"We believe that our policy positions are ones that bring communities of colour into a position of stronger understanding and confidence in the institutions of authority", Senator Tim Scott, an African American who authored the Justice Act, told reporters.
"We believe it brings our law-enforcement community to a place where they have the resources necessary to deescalate some of these situations and... to hire more officers, and have more training, and have a better perspective on history", he added.
The Justice Act will strengthen police training methods and tactics particularly concerning the issues of de-escalation of force and the duty to intervene as well as take concrete steps to end the practice of chokeholds.
The bill seeks to provide police with more body cameras and ensure police departments use them and store the resulting data properly.
The measure will also require full reporting after each incident where officers discharge their weapons, use force or enforce no-knock warrants.
The Justice Act will make lynching - an extrajudicial, vigilante-style execution - a federal crime.
"We hear you, we are listening to your concerns. …. I think this package speaks very clearly to the young person who is concerned when he is stopped by a law-enforcement officer", Scott said.
The senator also said the dilemma as whether to support the police or the African American communities is "a false binary choice".

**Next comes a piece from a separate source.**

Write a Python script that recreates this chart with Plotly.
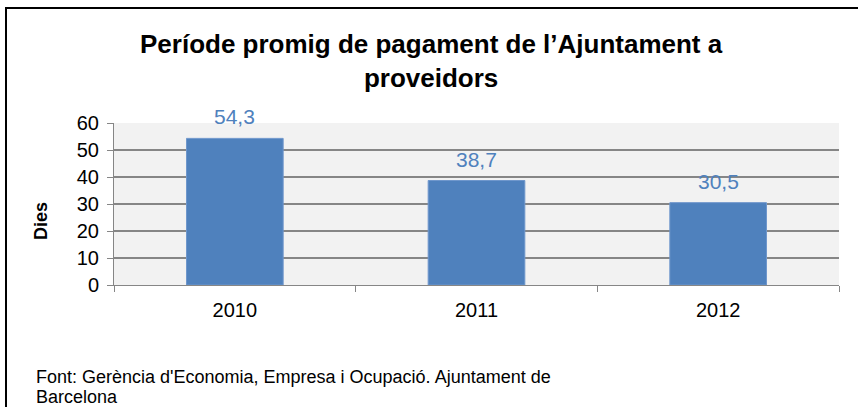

The Republicans said they seek to bring the bill to the Senate floor as early as next week and called on the Democrats to cooperate.
The Senate majority claims they already have "a 70 percent alignment" with the minority’s "shopping list" and also count on the support of President Donald Trump who signed a police reform executive order earlier this week.
Protests have pushed several cities and states to ban the use of chokeholds and implement other police reforms. Many of the protests have also turned into riots complete with violence against police and civilians as well as acts of vandalism, arson and looting.